O delegado da Cruz Vermelha de Moçambique em Cabo Delgado classifica a situação com um “desafio” entre vários, mas considera que, apesar das contrariedades, o momento deve ser de mobilização de voluntários para apoiar os deslocados de forma transparente e imparcial.

Não se sintam cansados, porque não é momento de dizer que estamos cansados“, referiu, dirigindo-se a quem colabora com a organização.

“Vamos lutar e salvar vidas, mas observando os nossos princípios humanitários, porque só assim vamos mostrar que a Cruz Vermelha é neutra e imparcial” e que “quer ajudar as pessoas segundo a gravidade e vulnerabilidade” de cada uma, resumiu.

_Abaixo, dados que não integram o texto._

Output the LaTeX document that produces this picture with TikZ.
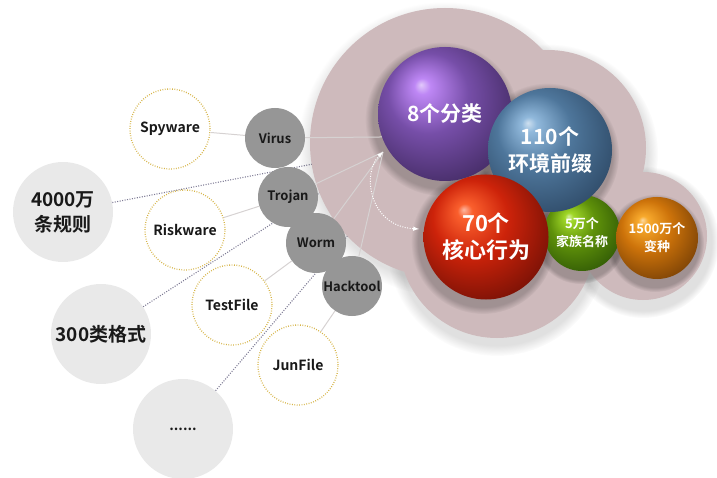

A Cruz Vermelha de Moçambique conta com 126 voluntários em cinco distritos do sul de cabo Delgado: Chiúre, Montepuez, Mecufi, Pemba e Metuge. Desde janeiro, a organização apoiou com produtos alimentares, em Cabo Delgado, cerca de 300 famílias: 250 no bairro de Paquitequete e 50 no bairro de Natite, na cidade de Pemba.

São deslocados que escaparam aos ataques armados de insurgentes a norte da província e que recebem uma cesta básica para um mês: 25 quilos de arroz, outro tanto de farinha de milho, cinco litros de óleo, três quilos de açúcar, três quilos de feijão e meio quilo de sal.

No mesmo período, a organização ofereceu material para construção de habitações a 1.010 famílias de deslocados nos distritos de Metuge e Montepuez. Neste caso, cada kit entregue às famílias inclui chapas de zinco, pregos, arame, martelo, alicate e uma rede mosquiteira.

O trabalho da Cruz Vermelha moçambicana em Cabo Delgado inclui ainda ações de sensibilização junto dos deslocados para adotarem medidas de prevenção da Covid-19.

Grupos armados aterrorizam a província desde 2017, sendo alguns ataques reclamados pelo grupo jihadista Estado Islâmico, numa onda de violência que já provocou mais de 2.800 mortes, segundo o projeto de registo de conflitos ACLED, e 714.000 deslocados, de acordo com o governo moçambicano. Um ataque a Palma, junto ao projeto de gás em construção, a 24 de março provocou dezenas de mortos e feridos, sem balanço oficial anunciado.

As autoridades moçambicanas recuperaram o controlo da vila, mas os tiroteios têm continuado e o ataque levou a petrolífera Total a abandonar o recinto do empreendimento que tinha início de produção previsto para 2024 e no qual estão ancoradas muitas das expectativas de crescimento económico de Moçambique na próxima década.